Wind farm with wind turbines


Today on the 15th of June, we celebrate Global Wind Day. This day celebrates the power and possibilities that wind energy provides to not only reshape energy systems, and decarbonise economies, but also to boost jobs and growth. It’s also a day for people to learn more about wind and this important source of energy.

The first Wind Day was held in 2007 and was organised by the European Wind Energy Association (EWEA). In 2009 the EWEA joined forces with the Global Wind Energy Council (GWEC) and made it a worldwide event. In recent years, WindEurope and the GWEC have organized the day together.

From a gentle cooling breeze to the howling gusts encountered during a storm, wind is a familiar and common phenomenon. Sometimes the wind can ruin a perfectly beautiful day. Wind also causes dust and debris to fly around and can lead to soil erosion. Strong winds can knock down trees and causes other types of damage to structures. But winds also bring with it energy, and an affordable energy type that can be harnessed using wind turbines. More and more companies are turning to clean, reliable and cost-effective wind energy to power their businesses.

Why wind?

The wind industry can help to deliver jobs, clean and affordable power and energy security needed for a sustainable economic recovery.

The wind industry is part of a vital push to renew the world’s energy infrastructure and focus. Creating sufficient clean generation capacity and a flexible power grid that is ready for zero-carbon renewable energy are fundamental building blocks for wider economic recovery.

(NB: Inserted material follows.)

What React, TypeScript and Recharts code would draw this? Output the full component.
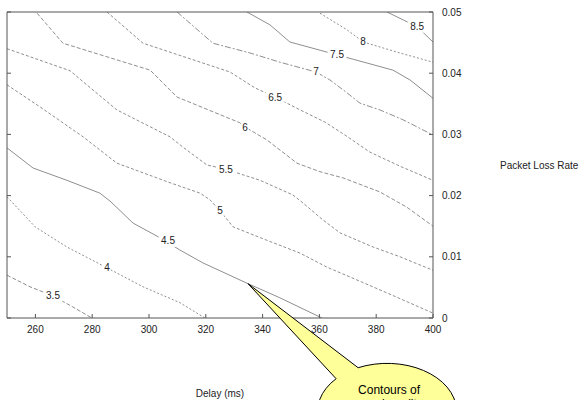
import React from 'react';
import { LineChart, Line, XAxis, YAxis, ReferenceDot } from 'recharts';

// ---- data ----
const xTicks = [260, 280, 300, 320, 340, 360, 380, 400];
const yTicks = [0, 0.01, 0.02, 0.03, 0.04, 0.05];

const c35: [number, number][] = [[250, 0.007], [258.1, 0.0051], [266.2, 0.0036], [273.2, 0.0018], [279.9, 0]];
const c40: [number, number][] = [[250, 0.0198], [259.9, 0.0149], [271.1, 0.0116], [285.2, 0.0082], [297.9, 0.0051], [310.9, 0.0025], [319.7, 0]];
const c45: [number, number][] = [[250, 0.0278], [259.2, 0.0245], [271.1, 0.0225], [282.7, 0.0204], [286.3, 0.0191], [294.4, 0.0155], [303.9, 0.0131], [310.9, 0.0111], [319.0, 0.009], [334.9, 0.0056], [346.1, 0.0033], [360.9, 0]];
const c50: [number, number][] = [[250, 0.0381], [261.6, 0.0345], [276.8, 0.0296], [288.7, 0.0253], [307.4, 0.0221], [318.0, 0.0204], [321.5, 0.0193], [325.0, 0.0175], [329.6, 0.0149], [341.5, 0.0127], [353.2, 0.0106], [362.7, 0.0083], [370.8, 0.0067], [383.8, 0.0041], [400, 0.0008]];
const c55: [number, number][] = [[250, 0.044], [272.2, 0.0404], [276.8, 0.0386], [288.7, 0.034], [307.4, 0.0296], [312.0, 0.0279], [320.4, 0.025], [327.1, 0.0243], [339.1, 0.0225], [350.7, 0.0201], [354.2, 0.0188], [361.3, 0.016], [367.3, 0.0139], [378.9, 0.0116], [388.4, 0.01], [400, 0.0078]];
const c60: [number, number][] = [[260.6, 0.0498], [269.7, 0.0449], [300.4, 0.0405], [309.9, 0.0361], [332.0, 0.0319], [333.8, 0.0312], [341.5, 0.0291], [352.1, 0.0253], [360.2, 0.0239], [368.3, 0.0229], [381.3, 0.0206], [390.8, 0.0181], [400, 0.015]];
const c65: [number, number][] = [[285.2, 0.05], [297.9, 0.0449], [328.5, 0.0402], [337.3, 0.0376], [344.4, 0.0361], [353.2, 0.034], [362.0, 0.032], [369.0, 0.0299], [377.8, 0.0271], [388.4, 0.0248], [400, 0.0225]];
const c70: [number, number][] = [[309.9, 0.05], [322.5, 0.0449], [335.6, 0.0433], [346.1, 0.0418], [358.8, 0.0402], [363.7, 0.0389], [369.7, 0.0368], [374.3, 0.0351], [381.3, 0.034], [389.4, 0.0324], [400, 0.0299]];
const c75: [number, number][] = [[334.5, 0.05], [342.6, 0.0479], [349.6, 0.0451], [366.2, 0.043], [385.9, 0.0405], [391.9, 0.0389], [400, 0.0359]];
const c80: [number, number][] = [[360.2, 0.0498], [369.7, 0.0471], [375.4, 0.0451], [388.4, 0.0433], [400, 0.0418]];
const c85: [number, number][] = [[383.8, 0.05], [394.4, 0.0476], [400, 0.0451]];

const levelNames = ['3.5', '4', '4.5', '5', '5.5', '6', '6.5', '7', '7.5', '8', '8.5'];
const levelData = [c35, c40, c45, c50, c55, c60, c65, c70, c75, c80, c85];
const levelDash = ['4 2', '2 2', '', '3 2', '3 2', '4 2', '3 2', '6 2 2 2', '', '2 2', ''];

// label anchor positions (delay, loss)
const labelX = [266.2, 285.2, 306.7, 325.0, 327.1, 333.8, 344.4, 358.8, 366.2, 375.4, 394.4];
const labelY = [0.0036, 0.0082, 0.0126, 0.0175, 0.0243, 0.0312, 0.0361, 0.0402, 0.043, 0.0451, 0.0476];

const calloutAt = [334.9, 0.0056];
const calloutLines = ['Contours of', 'equal quality'];

const series = levelData.map((arr) => arr.map(([d, p]) => ({ d, p })));

const AXIS = '#555';
const TXT = '#222';
const LINE = '#8f8f8f';

const BottomTick = (props: any) => {
  const { x, y, payload } = props;
  return (
    <g>
      <line x1={x} y1={y} x2={x} y2={y - 4} stroke={AXIS} />
      <text x={x} y={y + 15} textAnchor="middle" fontSize={10} fill={TXT}>{String(payload.value)}</text>
    </g>
  );
};
const TopTick = (props: any) => {
  const { x, y } = props;
  return <line x1={x} y1={y} x2={x} y2={y + 4} stroke={AXIS} />;
};
const RightTick = (props: any) => {
  const { x, y, payload } = props;
  return (
    <g>
      <line x1={x} y1={y} x2={x - 4} y2={y} stroke={AXIS} />
      <text x={x + 9} y={y} dominantBaseline="central" fontSize={10} fill={TXT}>{String(payload.value)}</text>
    </g>
  );
};
const LeftTick = (props: any) => {
  const { x, y } = props;
  return <line x1={x} y1={y} x2={x + 4} y2={y} stroke={AXIS} />;
};

const makeLabel = (text: string) => (p: any) => {
  const w = text.length * 5.6 + 2;
  return (
    <g>
      <rect x={p.cx - w / 2} y={p.cy - 6} width={w} height={12} fill="#fff" />
      <text x={p.cx} y={p.cy} textAnchor="middle" dominantBaseline="central" fontSize={10} fill={TXT}>{text}</text>
    </g>
  );
};

const Callout = (p: any) => {
  const { cx, cy } = p;
  return (
    <g transform={`translate(${cx},${cy})`}>
      <path d="M0,0 L88,95 A69.5 48 0 1 0 110,84 Z" fill="#ffff99" stroke="#000" strokeWidth={1} />
      <text x={141} y={110} textAnchor="middle" fontSize={12} fill="#000">{calloutLines[0]}</text>
      <text x={141} y={124} textAnchor="middle" fontSize={12} fill="#000">{calloutLines[1]}</text>
    </g>
  );
};

export default function App() {
  return (
    <div style={{ position: 'absolute', left: 0, top: 0 }}>
      <LineChart
        width={580}
        height={400}
        margin={{ top: 11, right: 87, bottom: 0, left: 6 }}
        style={{ fontFamily: '"Liberation Sans", Arial, sans-serif' }}
      >
        <XAxis
          xAxisId="b"
          type="number"
          dataKey="d"
          domain={[250, 400]}
          ticks={xTicks}
          allowDataOverflow
          orientation="bottom"
          height={82}
          tickSize={0}
          tickMargin={0}
          stroke={AXIS}
          tick={<BottomTick />}
          label={{ value: 'Delay (ms)', position: 'insideBottom', offset: 3, fontSize: 10, fill: TXT }}
        />
        <XAxis
          xAxisId="t"
          type="number"
          domain={[250, 400]}
          ticks={xTicks}
          allowDataOverflow
          orientation="top"
          height={1}
          tickSize={0}
          tickMargin={0}
          stroke={AXIS}
          tick={<TopTick />}
        />
        <YAxis
          yAxisId="r"
          type="number"
          domain={[0, 0.05]}
          ticks={yTicks}
          allowDataOverflow
          orientation="right"
          width={60}
          tickSize={0}
          tickMargin={0}
          stroke={AXIS}
          tick={<RightTick />}
          label={{ value: 'Packet Loss Rate', position: 'right', offset: 7, fontSize: 10, fill: TXT }}
        />
        <YAxis
          yAxisId="l"
          type="number"
          domain={[0, 0.05]}
          ticks={yTicks}
          allowDataOverflow
          orientation="left"
          width={1}
          tickSize={0}
          tickMargin={0}
          stroke={AXIS}
          tick={<LeftTick />}
        />
        {series.map((s, i) => (
          <Line
            key={levelNames[i]}
            xAxisId="b"
            yAxisId="r"
            data={s}
            dataKey="p"
            type="linear"
            stroke={LINE}
            strokeWidth={1}
            strokeDasharray={levelDash[i] || undefined}
            dot={false}
            activeDot={false}
            isAnimationActive={false}
          />
        ))}
        {levelNames.map((n, i) => (
          <ReferenceDot
            key={'lab' + n}
            xAxisId="b"
            yAxisId="r"
            x={labelX[i]}
            y={labelY[i]}
            r={0}
            shape={makeLabel(n)}
          />
        ))}
        <ReferenceDot xAxisId="b" yAxisId="r" x={calloutAt[0]} y={calloutAt[1]} r={0} shape={Callout} />
      </LineChart>
    </div>
  );
}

Wind energy is at the heart of the energy transition, a necessary shift to a sustainable future for our society. Prior to COVID-19, global progress had been made towards implementing the Paris Accord to prevent damaging and irreversible climate change. The pandemic has created a temporary reduction in carbon emissions, but experience shows that these will quickly bounce back and it is vital that we redouble efforts to fix climate change for good. Putting wind energy investment at the centre of economic recovery and growth plans will assist in this regard.

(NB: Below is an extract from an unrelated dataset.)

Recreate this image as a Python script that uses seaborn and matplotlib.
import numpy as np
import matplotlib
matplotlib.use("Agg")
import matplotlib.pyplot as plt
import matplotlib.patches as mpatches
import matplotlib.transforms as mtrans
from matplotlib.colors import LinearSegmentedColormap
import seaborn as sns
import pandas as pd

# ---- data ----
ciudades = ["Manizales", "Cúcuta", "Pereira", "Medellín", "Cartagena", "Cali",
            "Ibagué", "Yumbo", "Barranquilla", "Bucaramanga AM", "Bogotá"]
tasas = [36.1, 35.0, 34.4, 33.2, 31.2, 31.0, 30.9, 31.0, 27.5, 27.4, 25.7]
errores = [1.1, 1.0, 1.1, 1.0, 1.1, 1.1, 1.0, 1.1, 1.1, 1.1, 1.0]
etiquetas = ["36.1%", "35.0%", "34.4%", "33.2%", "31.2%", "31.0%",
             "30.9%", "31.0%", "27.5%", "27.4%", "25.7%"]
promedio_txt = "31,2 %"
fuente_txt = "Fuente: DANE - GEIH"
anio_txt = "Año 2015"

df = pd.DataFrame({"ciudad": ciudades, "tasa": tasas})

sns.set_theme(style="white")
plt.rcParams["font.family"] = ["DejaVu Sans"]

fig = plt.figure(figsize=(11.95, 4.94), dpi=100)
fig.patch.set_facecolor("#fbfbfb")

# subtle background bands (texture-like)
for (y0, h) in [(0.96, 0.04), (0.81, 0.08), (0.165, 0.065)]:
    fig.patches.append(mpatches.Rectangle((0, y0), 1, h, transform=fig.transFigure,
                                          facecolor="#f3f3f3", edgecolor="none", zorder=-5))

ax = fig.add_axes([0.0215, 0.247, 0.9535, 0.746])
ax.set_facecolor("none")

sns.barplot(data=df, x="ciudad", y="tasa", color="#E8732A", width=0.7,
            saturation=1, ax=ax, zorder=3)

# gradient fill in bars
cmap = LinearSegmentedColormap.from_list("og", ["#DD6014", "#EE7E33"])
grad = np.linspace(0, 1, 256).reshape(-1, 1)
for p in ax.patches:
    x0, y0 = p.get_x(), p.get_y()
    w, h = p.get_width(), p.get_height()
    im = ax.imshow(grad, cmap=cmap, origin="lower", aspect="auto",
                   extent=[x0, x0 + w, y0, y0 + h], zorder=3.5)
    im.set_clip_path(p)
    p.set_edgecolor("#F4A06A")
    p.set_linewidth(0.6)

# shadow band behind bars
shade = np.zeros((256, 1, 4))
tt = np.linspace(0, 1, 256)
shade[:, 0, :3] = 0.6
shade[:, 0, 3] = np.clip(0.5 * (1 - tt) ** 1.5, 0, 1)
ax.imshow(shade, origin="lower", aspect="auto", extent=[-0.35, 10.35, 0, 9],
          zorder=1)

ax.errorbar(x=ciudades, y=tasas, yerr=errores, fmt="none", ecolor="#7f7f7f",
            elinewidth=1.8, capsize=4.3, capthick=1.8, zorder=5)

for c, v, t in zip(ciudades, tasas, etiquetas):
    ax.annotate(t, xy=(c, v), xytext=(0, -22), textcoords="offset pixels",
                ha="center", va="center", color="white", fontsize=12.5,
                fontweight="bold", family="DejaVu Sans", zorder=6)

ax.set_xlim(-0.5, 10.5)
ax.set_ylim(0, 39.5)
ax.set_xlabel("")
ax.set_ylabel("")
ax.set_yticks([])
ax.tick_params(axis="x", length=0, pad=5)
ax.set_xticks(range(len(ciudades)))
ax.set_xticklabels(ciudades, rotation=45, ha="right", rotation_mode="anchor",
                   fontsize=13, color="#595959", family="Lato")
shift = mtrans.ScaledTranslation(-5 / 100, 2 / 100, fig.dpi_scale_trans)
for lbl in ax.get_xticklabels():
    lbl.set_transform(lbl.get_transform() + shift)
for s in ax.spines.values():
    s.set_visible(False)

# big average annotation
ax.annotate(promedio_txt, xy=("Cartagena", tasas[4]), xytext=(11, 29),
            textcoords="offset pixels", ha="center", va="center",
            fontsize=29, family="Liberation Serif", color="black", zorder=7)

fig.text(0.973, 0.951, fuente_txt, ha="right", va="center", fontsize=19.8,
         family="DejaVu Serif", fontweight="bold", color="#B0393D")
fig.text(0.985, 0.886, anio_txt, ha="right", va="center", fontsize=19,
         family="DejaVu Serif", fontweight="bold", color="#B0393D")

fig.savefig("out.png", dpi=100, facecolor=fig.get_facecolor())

The wind supply chain is benefitting regions across the globe, including economically less-advantaged ones. Citizens are benefitting from shared ownership of wind farms. Wind farms are also contributing to local economic activity through the taxes they pay to local governments.

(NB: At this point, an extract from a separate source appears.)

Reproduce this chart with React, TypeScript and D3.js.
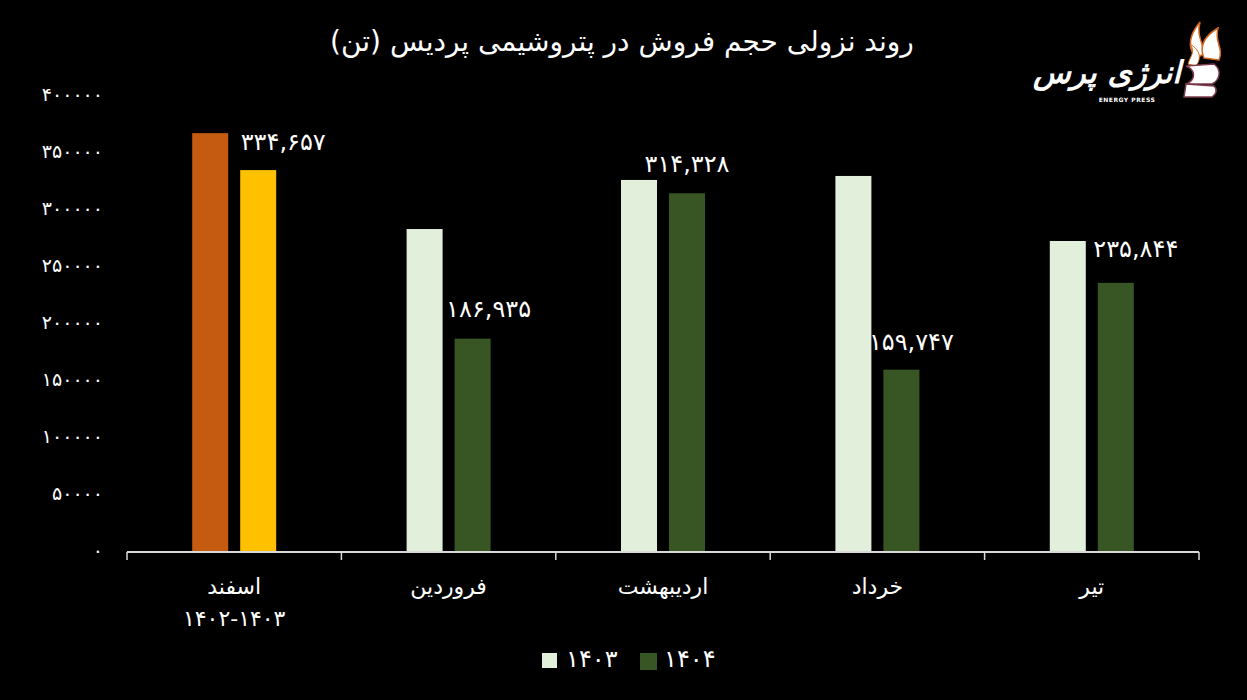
import React from 'react';
import * as d3 from 'd3';

// ---- Data ----
const categories = ['اسفند', 'فروردین', 'اردیبهشت', 'خرداد', 'تیر'];
const categorySubLabels = ['۱۴۰۲-۱۴۰۳', '', '', '', ''];
const seriesNames = ['۱۴۰۳', '۱۴۰۴'];
// first bar of each pair (Esfand shows 1402, the others 1403)
const valuesPrev = [367000, 283000, 326000, 329500, 272500];
// second bar of each pair (Esfand shows 1403, the others 1404)
const valuesCurr = [334657, 186935, 314328, 159747, 235844];
const yTicks = [0, 50000, 100000, 150000, 200000, 250000, 300000, 350000, 400000];
const titleText = 'روند نزولی حجم فروش در پتروشیمی پردیس (تن)';

// label nudges (dx, dy from the bar top centre)
const labelNudgeX = [25, 16, 0, 10, 20];
const labelNudgeY = [-28, -30, -29, -28, -34];

const W = 1247;
const H = 700;
const FONT = "'DejaVu Sans', sans-serif";
const LIGHT = '#E2EFDA';
const DARK = '#375623';
const ORANGE = '#C55A11';
const YELLOW = '#FFC000';
const AXIS = '#D9D9D9';

const fa = (s: string) => s.replace(/\d/g, (d) => '۰۱۲۳۴۵۶۷۸۹'[+d]);

export default function App() {
  const x = d3.scaleBand<string>().domain(categories).range([127, 1199]).padding(0);
  const inner = d3.scaleBand<number>().domain([0, 1]).range([-42, 42]).paddingInner(0.25).paddingOuter(0);
  const y = d3.scaleLinear().domain([0, 400000]).range([552, 95.5]);
  const fmt = d3.format(',');
  const tickXs = [...categories.map((c) => x(c) as number), 1199];

  return (
    <svg width={W} height={H} style={{ position: 'absolute', left: 0, top: 0, background: '#000' }} fontFamily={FONT}>
      <rect x={0} y={0} width={W} height={H} fill="#000" />
      {/* Title */}
      <text x={622} y={41} fill="#fff" fontSize={28} textAnchor="middle" dominantBaseline="central" direction="rtl">
        {titleText}
      </text>

      {/* Logo */}
      <g>
        <text x={1107} y={72} fill="#fff" fontSize={31} fontWeight="bold" textAnchor="middle" dominantBaseline="central" fontStyle="italic">
          انرژی پرس
        </text>
        <text x={1127} y={99} fill="#fff" fontSize={6} fontWeight="bold" textAnchor="middle" dominantBaseline="central" letterSpacing={0.5}>
          ENERGY PRESS
        </text>
        <path d="M1196 58 C1186 46 1190 34 1200 22 C1196 36 1204 44 1204 54 Z" fill="#fff" stroke="#D4671E" strokeWidth={1.5} />
        <path d="M1204 58 C1198 44 1208 34 1218 28 C1214 42 1224 48 1219 60 Z" fill="#fff" stroke="#D4671E" strokeWidth={1.5} />
        <path d="M1188 64 C1190 56 1196 52 1190 44 C1200 50 1202 58 1196 66 Z" fill="#fff" stroke="#D4671E" strokeWidth={1} />
        <path d="M1186 66 L1214 64 C1222 70 1220 80 1212 84 L1186 84 C1196 80 1196 70 1186 66 Z" fill="#fff" stroke="#7a3a4a" strokeWidth={1.5} />
        <path d="M1186 84 L1214 86 C1218 90 1216 94 1212 97 L1184 97 Z" fill="#fff" stroke="#7a3a4a" strokeWidth={1.5} />
      </g>

      {/* Y tick labels */}
      {yTicks.map((t) => (
        <text key={t} x={103} y={y(t) - 2} fill="#fff" fontSize={19} textAnchor="end" dominantBaseline="central">
          {fa(String(t))}
        </text>
      ))}

      {/* Bars */}
      {categories.map((c, i) => {
        const cx = (x(c) as number) + x.bandwidth() / 2;
        const bw = inner.bandwidth();
        const x0 = cx + (inner(0) as number);
        const x1 = cx + (inner(1) as number);
        const c0 = i === 0 ? ORANGE : LIGHT;
        const c1 = i === 0 ? YELLOW : DARK;
        return (
          <g key={c}>
            <rect x={x0} y={y(valuesPrev[i])} width={bw} height={y(0) - y(valuesPrev[i])} fill={c0} />
            <rect x={x1} y={y(valuesCurr[i])} width={bw} height={y(0) - y(valuesCurr[i])} fill={c1} />
            <text
              x={x1 + bw / 2 + labelNudgeX[i]}
              y={y(valuesCurr[i]) + labelNudgeY[i]}
              fill="#fff"
              fontSize={24}
              textAnchor="middle"
              dominantBaseline="central"
            >
              {fa(fmt(valuesCurr[i]))}
            </text>
          </g>
        );
      })}

      {/* X axis */}
      <line x1={127} x2={1199} y1={552} y2={552} stroke={AXIS} strokeWidth={2} />
      {tickXs.map((tx, i) => (
        <line key={i} x1={tx} x2={tx} y1={552} y2={560} stroke={AXIS} strokeWidth={1.5} />
      ))}
      {categories.map((c, i) => {
        const cx = (x(c) as number) + x.bandwidth() / 2;
        return (
          <g key={'l' + c}>
            <text x={cx} y={586} fill="#fff" fontSize={22} textAnchor="middle" dominantBaseline="central" direction="rtl">
              {c}
            </text>
            {categorySubLabels[i] && (
              <text x={cx} y={618} fill="#fff" fontSize={22} textAnchor="middle" dominantBaseline="central">
                {categorySubLabels[i]}
              </text>
            )}
          </g>
        );
      })}

      {/* Legend */}
      <rect x={542} y={653} width={15} height={15} fill={LIGHT} />
      <text x={566} y={659} fill="#fff" fontSize={24} dominantBaseline="central">{seriesNames[0]}</text>
      <rect x={640} y={653} width={17} height={17} fill={DARK} />
      <text x={664} y={659} fill="#fff" fontSize={24} dominantBaseline="central">{seriesNames[1]}</text>
    </svg>
  );
}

The use of wind is not a new practice, human civilizations have harnessed wind power for thousands of years through the use of windmills to crush grain or pump water. Now, modern wind turbines use the wind to create electricity.

The use of wind energy not only has potential benefits for societies but is also an emissions-free source of energy, both in terms of fighting climate change and reducing harmful air pollutants.

Let us harness the wind and do our part in reducing carbon emissions.